The following example demonstrates how to call the services.allocateQuota method to check for rate limiting. The important request parameters that must be set correctly are the service name, the consumer id, the metric name, and the metric value. The services.allocateQuota method will try to increase the usage by the specified amount for the (service, consumer, metric) tuple. If the increased usage goes above the limit, an error will be returned.

NOTE: the service consumer can be specified using a project id, a project number, or an API key.

gcurl -d '{
  "allocateOperation": {
    "operationId": "123e4567-e89b-12d3-a456-426655440000",
    "methodName": "google.example.hello.v1.HelloService.GetHello",
    "consumerId": "project:endpointsapis-consumer",
    "quotaMetrics": [{
      "metricName": "endpointsapis.appspot.com/requests",
      "metricValues": [{
        "int64Value": 1
      }]
    }],
    "quotaMode": "NORMAL"
  }
}' https://servicecontrol.googleapis.com/v1/services/endpointsapis.appspot.com:allocateQuota
{
  "operationId": "123e4567-e89b-12d3-a456-426655440000",
  "quotaMetrics": [
    {
      "metricName": "serviceruntime.googleapis.com/api/consumer/quota_used_count",
      "metricValues": [
        {
          "labels": {
            "/quota_name": "endpointsapis.appspot.com/requests"
          },
          "int64Value": "1"
        }
      ]
    }
  ],
  "serviceConfigId": "2017-09-10r0"
}

Error handling

If the HTTP response code is 200, and the response contains RESOURCE_EXHAUSTED QuotaError, your server should reject the request with 429 error. If the response doesn't contain any quota error, your server should continue serving the incoming requests. For all other quota errors, your server should reject the request with 409 error. Due to security risk, you need to be very careful what error information to be included in the error message.

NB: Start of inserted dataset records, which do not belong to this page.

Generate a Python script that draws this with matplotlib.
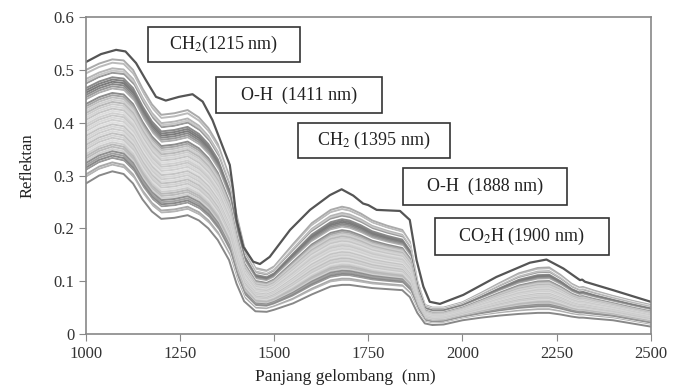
import numpy as np
import matplotlib
matplotlib.use("Agg")
import matplotlib.pyplot as plt

plt.rcParams['font.family'] = ['Liberation Serif', 'DejaVu Serif']
plt.rcParams['mathtext.fontset'] = 'stix'

# darkest outlier spectrum
wl_top = [1000, 1040, 1080, 1105, 1133, 1159, 1186, 1212, 1247, 1283, 1310, 1336, 1363, 1382,
          1391, 1400, 1418, 1444, 1462, 1488, 1542, 1595, 1648, 1679, 1710, 1736, 1750, 1772,
          1834, 1860, 1878, 1896, 1913, 1940, 2002, 2090, 2179, 2223, 2268, 2312, 2318, 2325,
          2400, 2500]
top = [0.515, 0.530, 0.538, 0.535, 0.513, 0.481, 0.449, 0.442, 0.449, 0.454, 0.440, 0.405, 0.355, 0.320,
       0.273, 0.216, 0.165, 0.137, 0.1325, 0.146, 0.197, 0.235, 0.263, 0.274, 0.262, 0.247, 0.244, 0.235,
       0.233, 0.216, 0.140, 0.090, 0.061, 0.057, 0.074, 0.108, 0.135, 0.141, 0.124, 0.102, 0.103, 0.099,
       0.083, 0.061]

# wavelength grid for the bundle of spectra
wl = [1000, 1035, 1070, 1100, 1125, 1150, 1175, 1200, 1235, 1270, 1300, 1325, 1350, 1380,
      1400, 1420, 1450, 1480, 1500, 1550, 1600, 1650, 1680, 1700, 1730, 1760, 1800, 1840,
      1860, 1880, 1900, 1920, 1950, 2000, 2050, 2100, 2150, 2200, 2230, 2260, 2290, 2310,
      2320, 2350, 2400, 2450, 2500]

# upper edge of the bundle
upper = [0.500, 0.512, 0.520, 0.518, 0.500, 0.465, 0.435, 0.415, 0.418, 0.424, 0.410, 0.390, 0.360, 0.300,
         0.225, 0.165, 0.125, 0.120, 0.128, 0.170, 0.210, 0.235, 0.241, 0.238, 0.228, 0.215, 0.205, 0.197,
         0.175, 0.100, 0.055, 0.050, 0.050, 0.060, 0.078, 0.097, 0.115, 0.125, 0.126, 0.112, 0.095, 0.088,
         0.089, 0.082, 0.072, 0.063, 0.055]

# lower edge of the bundle
lower = [0.285, 0.300, 0.308, 0.303, 0.285, 0.255, 0.232, 0.218, 0.220, 0.225, 0.215, 0.200, 0.178, 0.140,
         0.095, 0.062, 0.043, 0.042, 0.046, 0.058, 0.075, 0.090, 0.093, 0.093, 0.090, 0.087, 0.085, 0.083,
         0.070, 0.040, 0.020, 0.017, 0.018, 0.026, 0.031, 0.035, 0.038, 0.040, 0.040, 0.037, 0.033, 0.031,
         0.031, 0.029, 0.026, 0.020, 0.014]

# position of each spectrum between lower (0) and upper (1) edge, with its grey
levels = [1.00, 0.97, 0.94, 0.92, 0.90, 0.88, 0.86, 0.84, 0.82, 0.80, 0.78, 0.76, 0.74, 0.72,
          0.70, 0.68, 0.66, 0.64, 0.62, 0.60, 0.58, 0.56, 0.54, 0.52, 0.50, 0.48, 0.46, 0.44,
          0.42, 0.40, 0.38, 0.36, 0.34, 0.32, 0.30, 0.28, 0.26, 0.24, 0.22, 0.20, 0.18, 0.16,
          0.14, 0.12, 0.10, 0.08, 0.06, 0.04, 0.00]
colors = ['#aaaaaa', '#bbbbbb', '#ffffff', '#b5b5b5', '#c8c8c8', '#999999', '#ffffff', '#8a8a8a',
          '#808080', '#7a7a7a', '#888888', '#9a9a9a', '#b0b0b0', '#ffffff', '#8c8c8c', '#a5a5a5',
          '#c0c0c0', '#d0d0d0', '#b8b8b8', '#cccccc', '#d5d5d5', '#c5c5c5', '#dddddd', '#d0d0d0',
          '#c8c8c8', '#d8d8d8', '#cfcfcf', '#e0e0e0', '#c4c4c4', '#d6d6d6', '#cccccc', '#dadada',
          '#c0c0c0', '#d2d2d2', '#c8c8c8', '#dddddd', '#cccccc', '#b8b8b8', '#bbbbbb', '#d0d0d0',
          '#8f8f8f', '#a0a0a0', '#888888', '#999999', '#ffffff', '#aaaaaa', '#b5b5b5', '#ffffff',
          '#888888']

labels = ['CH$_2$(1215 nm)', 'O-H  (1411 nm)', 'CH$_2$ (1395 nm)', 'O-H  (1888 nm)', 'CO$_2$H (1900 nm)']
box_x0 = [1165, 1345, 1563, 1842, 1926]
box_x1 = [1568, 1786, 1966, 2277, 2389]
box_y0 = [0.515, 0.418, 0.333, 0.244, 0.150]
box_y1 = [0.581, 0.486, 0.399, 0.314, 0.220]

fig = plt.figure(figsize=(6.85, 3.89), dpi=100)
ax = fig.add_axes([0.1255, 0.1414, 0.8245, 0.8146])

wl_a = np.array(wl)
up = np.array(upper)
lo = np.array(lower)
for lev, c in zip(levels, colors):
    ax.plot(wl_a, lo + lev * (up - lo), color=c, lw=1.4, solid_joinstyle='round')
ax.plot(wl_top, top, color='#555555', lw=1.6, solid_joinstyle='round')

for lab, x0, x1, y0, y1 in zip(labels, box_x0, box_x1, box_y0, box_y1):
    ax.add_patch(plt.Rectangle((x0, y0), x1 - x0, y1 - y0, fill=True, facecolor='white',
                               edgecolor='#333333', lw=1.2, zorder=5))
    ax.text((x0 + x1) / 2, (y0 + y1) / 2, lab, ha='center', va='center', fontsize=13,
            color='#222222', zorder=6)

ax.set_xlim(1000, 2500)
ax.set_ylim(0, 0.6)
ax.set_xticks([1000, 1250, 1500, 1750, 2000, 2250, 2500])
ax.set_yticks([0, 0.1, 0.2, 0.3, 0.4, 0.5, 0.6])
ax.set_yticklabels(['0', '0.1', '0.2', '0.3', '0.4', '0.5', '0.6'])
for s in ax.spines.values():
    s.set_color('#888888')
    s.set_linewidth(1.2)
ax.tick_params(direction='out', length=5, color='#888888', labelsize=12, labelcolor='#333333')
ax.set_xlabel('Panjang gelombang  (nm)', fontsize=12.5, color='#222222')
ax.xaxis.set_label_coords(0.46, -0.11)
ax.set_ylabel('Reflektan', fontsize=12, color='#222222')
ax.yaxis.set_label_coords(-0.09, 0.53)

fig.savefig('out.png', dpi=100)
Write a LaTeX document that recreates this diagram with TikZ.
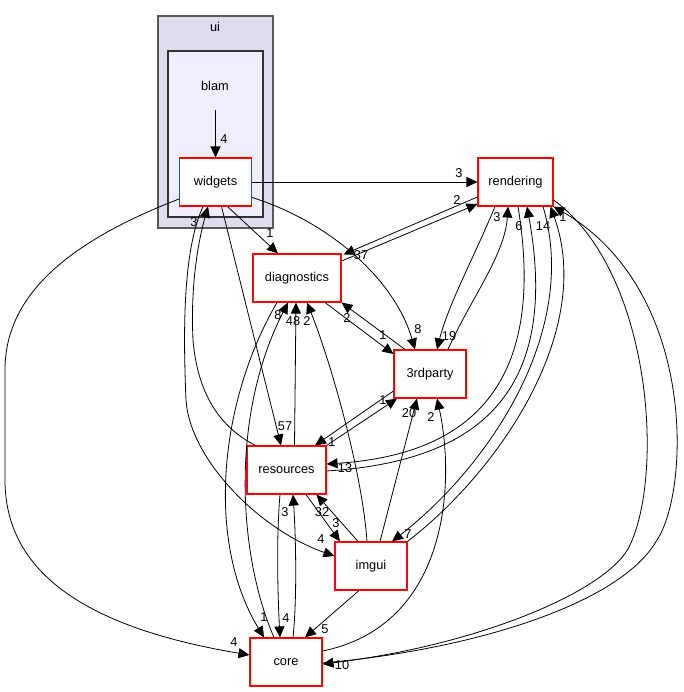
\documentclass[tikz,border=0pt]{standalone}
\usepackage{fontspec}
\setmainfont{Liberation Sans}
\usetikzlibrary{arrows.meta}
\definecolor{clouter}{HTML}{DDDDEE}
\definecolor{clinner}{HTML}{EEEEFF}
\tikzset{
  dirbox/.style={draw=red, line width=1.1pt, fill=white, inner sep=0pt,
    font=\fontsize{12.8}{15}\selectfont},
  dep/.style={draw=black, line width=0.8pt, -{Triangle[length=11pt,width=10pt]}},
  dlbl/.style={inner sep=0pt, font=\fontsize{12.8}{14}\selectfont},
  cllbl/.style={inner sep=0pt, font=\fontsize{12.8}{15}\selectfont},
}
\begin{document}
\begin{tikzpicture}[x=1pt,y=-1pt]
\useasboundingbox (0,0) rectangle (683,692);
\fill[white] (0,0) rectangle (683,692);
% clusters
\draw[fill=clouter, draw=black!65, line width=1.4pt] (158,16) rectangle (273,228);
\node[cllbl] (uilbl) at (215,27) {ui};
\draw[fill=clinner, draw=black!80, line width=1.4pt] (168,51) rectangle (263,217);
\node[cllbl] (blamlbl) at (215,86) {blam};
\coordinate (blamsrc) at (215.5,110);
% nodes
\node[dirbox, minimum width=72pt, minimum height=48pt] (widgets) at (215.5,182) {widgets};
\node[dirbox, minimum width=75pt, minimum height=48pt] (rendering) at (515.5,182) {rendering};
\node[dirbox, minimum width=88pt, minimum height=48pt] (diagnostics) at (297,278) {diagnostics};
\node[dirbox, minimum width=72pt, minimum height=48pt] (3rdparty) at (430,374) {3rdparty};
\node[dirbox, minimum width=79pt, minimum height=48pt] (resources) at (286.5,470) {resources};
\node[dirbox, minimum width=72pt, minimum height=48pt] (imgui) at (371,566) {imgui};
\node[dirbox, minimum width=72pt, minimum height=48pt] (core) at (286,662) {core};
% edges
\draw[dep] (blamsrc) -- (widgets.north);
\draw[dep] (widgets.east) -- (rendering.west);
\draw[dep] ([xshift=12pt]widgets.south) -- ([xshift=-19pt]diagnostics.north);
\draw[dep] ([yshift=-15.5pt]widgets.east) .. controls (330,222) and (395,280) .. ([xshift=-15pt]3rdparty.north);
\draw[dep] ([xshift=6pt]widgets.south) -- ([xshift=-5.5pt]resources.north);
\draw[dep] ([yshift=-17pt]widgets.west) .. controls (60,245) and (5,300) .. (5,370) -- (5,480) .. controls (5,580) and (100,630) .. ([yshift=7pt]core.west);
\draw[dep] ([xshift=-12.5pt]widgets.south) .. controls (183,250) and (183,330) .. (186,400) .. controls (190,460) and (260,530) .. ([yshift=10pt]imgui.west);
\draw[dep] ([xshift=-31pt]resources.north) .. controls (225,430) and (198,400) .. (193,340) .. controls (190,280) and (200,235) .. ([xshift=-7.5pt]widgets.south);
\draw[dep] ([yshift=17pt]diagnostics.east) -- ([yshift=-22pt]rendering.west);
\draw[dep] ([yshift=-15pt]rendering.west) -- ([xshift=2pt,yshift=-1pt]diagnostics.north east);
\draw[dep] ([xshift=28pt]diagnostics.south) -- ([yshift=20pt]3rdparty.west);
\draw[dep] ([xshift=-25pt]3rdparty.north) -- (diagnostics.south east);
\draw[dep] ([xshift=-20.5pt]rendering.south) .. controls (475,255) and (448,305) .. ([xshift=7pt]3rdparty.north);
\draw[dep] ([xshift=18pt]3rdparty.north) .. controls (470,300) and (505,255) .. ([xshift=-7.5pt]rendering.south);
\draw[dep] ([yshift=-1pt]resources.east) .. controls (470,462) and (562,400) .. ([xshift=11.5pt]rendering.south);
\draw[dep] ([xshift=2.5pt]rendering.south) .. controls (548,390) and (465,455) .. ([yshift=6pt]resources.east);
\draw[dep] (imgui.north east) .. controls (500,470) and (595,330) .. ([xshift=35pt]rendering.south);
\draw[dep] ([xshift=27.5pt]rendering.south) .. controls (580,330) and (490,465) .. ([xshift=21pt]imgui.north);
\draw[dep] ([yshift=-1pt]core.east) .. controls (470,650) and (620,605) .. (657,540) .. controls (690,490) and (697,290) .. (rendering.south east);
\draw[dep] ([yshift=-18pt]rendering.east) .. controls (650,270) and (665,470) .. (630,545) .. controls (610,590) and (480,645) .. ([yshift=-2pt]core.east);
\draw[dep] ([yshift=11pt]core.east) .. controls (450,625) and (455,480) .. ([xshift=7pt]3rdparty.south);
\draw[dep] ([xshift=9pt]imgui.north) -- ([xshift=-13pt]3rdparty.south);
\draw[dep] ([yshift=-17pt]3rdparty.west) -- ([xshift=28.5pt]resources.north);
\draw[dep] (resources.north east) -- ([xshift=-33pt]3rdparty.south);
\draw[dep] ([xshift=-13pt]imgui.north) -- ([xshift=30pt]resources.south);
\draw[dep] ([xshift=19.5pt]resources.south) -- ([xshift=-31pt]imgui.north);
\draw[dep] ([xshift=-12pt]imgui.south) -- ([xshift=19pt]core.north);
\draw[dep] ([xshift=-4pt]imgui.north) .. controls (362,470) and (330,360) .. ([xshift=10pt]diagnostics.south);
\draw[dep] ([xshift=8pt]resources.north) -- ([xshift=-1pt]diagnostics.south);
\draw[dep] ([xshift=-12pt]core.north) .. controls (240,560) and (228,420) .. ([xshift=-9pt]diagnostics.south);
\draw[dep] ([xshift=-20pt]diagnostics.south) .. controls (220,400) and (205,540) .. ([xshift=-22pt]core.north);
\draw[dep] ([xshift=-6.5pt]resources.south) .. controls (276,540) and (278,600) .. ([xshift=-6pt]core.north);
\draw[dep] ([xshift=7pt]core.north) .. controls (297,600) and (296,540) .. ([xshift=6.5pt]resources.south);
% labels
\node[dlbl] (t1) at (224,139) {4};
\node[dlbl] (t2) at (459,173) {3};
\node[dlbl] (t3) at (270,233) {1};
\node[dlbl] (t4) at (418,329) {8};
\node[dlbl] (t5) at (285,426) {57};
\node[dlbl] (t6) at (234,642) {4};
\node[dlbl] (t7) at (321,539) {4};
\node[dlbl] (t8) at (194,222) {3};
\node[dlbl] (t9) at (457,200) {2};
\node[dlbl] (t10) at (361,255) {37};
\node[dlbl] (t11) at (383,335) {1};
\node[dlbl] (t12) at (347,318) {2};
\node[dlbl] (t13) at (449,336) {19};
\node[dlbl] (t14) at (497,217) {3};
\node[dlbl] (t15) at (519,226) {6};
\node[dlbl] (t16) at (345,468) {13};
\node[dlbl] (t17) at (543,226) {14};
\node[dlbl] (t18) at (408,534) {7};
\node[dlbl] (t19) at (563,217) {1};
\node[dlbl] (t20) at (342,665) {10};
\node[dlbl] (t21) at (431,417) {2};
\node[dlbl] (t22) at (409,413) {20};
\node[dlbl] (t23) at (332,442) {1};
\node[dlbl] (t24) at (383,400) {1};
\node[dlbl] (t25) at (322,512) {32};
\node[dlbl] (t26) at (336,523) {3};
\node[dlbl] (t27) at (325,629) {5};
\node[dlbl] (t28) at (307,321) {2};
\node[dlbl] (t29) at (293,321) {48};
\node[dlbl] (t30) at (278,315) {8};
\node[dlbl] (t31) at (264,617) {1};
\node[dlbl] (t32) at (286,618) {4};
\node[dlbl] (t33) at (285,512) {3};
\end{tikzpicture}
\end{document}
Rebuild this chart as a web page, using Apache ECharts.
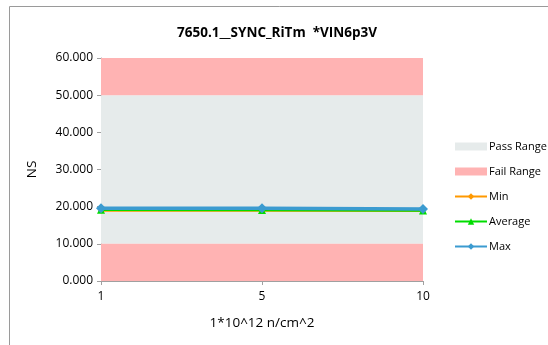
<!DOCTYPE html>
<html><head><meta charset="utf-8">
<script src="https://cdn.jsdelivr.net/npm/echarts@6/dist/echarts.min.js"></script>
<style>html,body{margin:0;padding:0;background:#fff}#c{width:548px;height:345px}</style>
</head><body><div id="c"></div>
<script>
const categories = ['1', '5', '10'];
const minValues = [19.0, 19.0, 18.9];
const avgValues = [19.2, 19.1, 19.0];
const maxValues = [19.6, 19.6, 19.4];
const passRange = [10, 50];
const failRanges = [[0, 10], [50, 60]];
const yTicks = [0, 10, 20, 30, 40, 50, 60];

const font = 'Open Sans';
const chart = echarts.init(document.getElementById('c'), null, {renderer: 'canvas'});
chart.setOption({
  animation: false,
  textStyle: {fontFamily: font},
  graphic: [{type: 'rect', shape: {x: 9.5, y: 6.5, width: 700, height: 500}, style: {fill: 'none', stroke: '#9a9a9a', lineWidth: 1}, z: -1}],
  title: {text: '7650.1__SYNC_RiTm  *VIN6p3V', left: 272, top: 21, textAlign: 'center',
    textStyle: {fontFamily: font, fontSize: 13.5, fontWeight: 'bold', color: '#000'}},
  grid: {left: 101, right: 125, top: 58, bottom: 64},
  legend: {orient: 'vertical', left: 449, top: 133, itemGap: 8, itemWidth: 32, itemHeight: 8,
    textStyle: {fontFamily: font, fontSize: 11, color: '#000', padding: [0, 0, 0, -3], lineHeight: 17},
    data: [
      {name: 'Pass Range', icon: 'rect'},
      {name: 'Fail Range', icon: 'rect'},
      {name: 'Min'}, {name: 'Average'}, {name: 'Max'}
    ]},
  xAxis: {type: 'category', data: categories, boundaryGap: false,
    name: '1*10^12 n/cm^2', nameLocation: 'middle', nameGap: 35,
    nameTextStyle: {fontFamily: font, fontSize: 13.5, color: '#000'},
    axisLine: {lineStyle: {color: '#a0a0a0'}},
    axisTick: {show: true, lineStyle: {color: '#a0a0a0'}, length: 4},
    axisLabel: {fontFamily: font, fontSize: 12, color: '#000', margin: 10}},
  yAxis: {type: 'value', min: yTicks[0], max: yTicks[yTicks.length - 1], interval: 10,
    name: 'NS', nameLocation: 'middle', nameGap: 62,
    nameTextStyle: {fontFamily: font, fontSize: 13.5, color: '#000'},
    axisLine: {show: true, lineStyle: {color: '#a0a0a0'}},
    axisTick: {show: true, lineStyle: {color: '#a0a0a0'}, length: 4},
    splitLine: {show: false},
    axisLabel: {fontFamily: font, fontSize: 12, color: '#000', margin: 8, formatter: v => v.toFixed(3)}},
  series: [
    {name: 'Pass Range', type: 'line', data: [], itemStyle: {color: '#e6ebeb'}, lineStyle: {color: '#e6ebeb'},
      markArea: {silent: true, itemStyle: {color: '#e6ebeb'}, data: [[{yAxis: passRange[0]}, {yAxis: passRange[1]}]]}, z: 0},
    {name: 'Fail Range', type: 'line', data: [], itemStyle: {color: '#ffb3b3'}, lineStyle: {color: '#ffb3b3'},
      markArea: {silent: true, itemStyle: {color: '#ffb3b3'}, data: failRanges.map(r => [{yAxis: r[0]}, {yAxis: r[1]}])}, z: 0},
    {name: 'Min', type: 'line', data: minValues, color: '#ff9900', lineStyle: {width: 2.5, color: '#ff9900'},
      symbol: 'diamond', symbolSize: 6, itemStyle: {color: '#ff9900'}, z: 3},
    {name: 'Average', type: 'line', data: avgValues, color: '#00dd00', lineStyle: {width: 2.5, color: '#00dd00'},
      symbol: 'triangle', symbolSize: 8, itemStyle: {color: '#00dd00'}, z: 4},
    {name: 'Max', type: 'line', data: maxValues, color: '#3b9bd0', lineStyle: {width: 3.5, color: '#3b9bd0'},
      symbol: 'diamond', symbolSize: 10, itemStyle: {color: '#3b9bd0'}, z: 5}
  ]
});
</script></body></html>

For all other HTTP response code, it is likely your server has some programming bug, it is recommended your server continue to serve the incoming requests while you debug the problem. If the services.allocateQuota method returns any unexpected error, your service should log the error and accept the income requests. You can debug the error later.

Fail Open

The rate limiting feature is for protecting your service from getting overloaded and distributing your service capacity fairly among consumers. Because most consumers should not reach their rate limits during normal operations, your service should accept all incoming requests when rate limiting feature itself is unavailable, aka fail open. This will prevent your service availability being affected by the rate limiting system.

If you use services.allocateQuota REST API, your service must ignore 500, 503 and 504 errors without any retry. To prevent hard dependency on the rate limiting feature, the Service Control API will issue limited amount of error injection on a regular basis.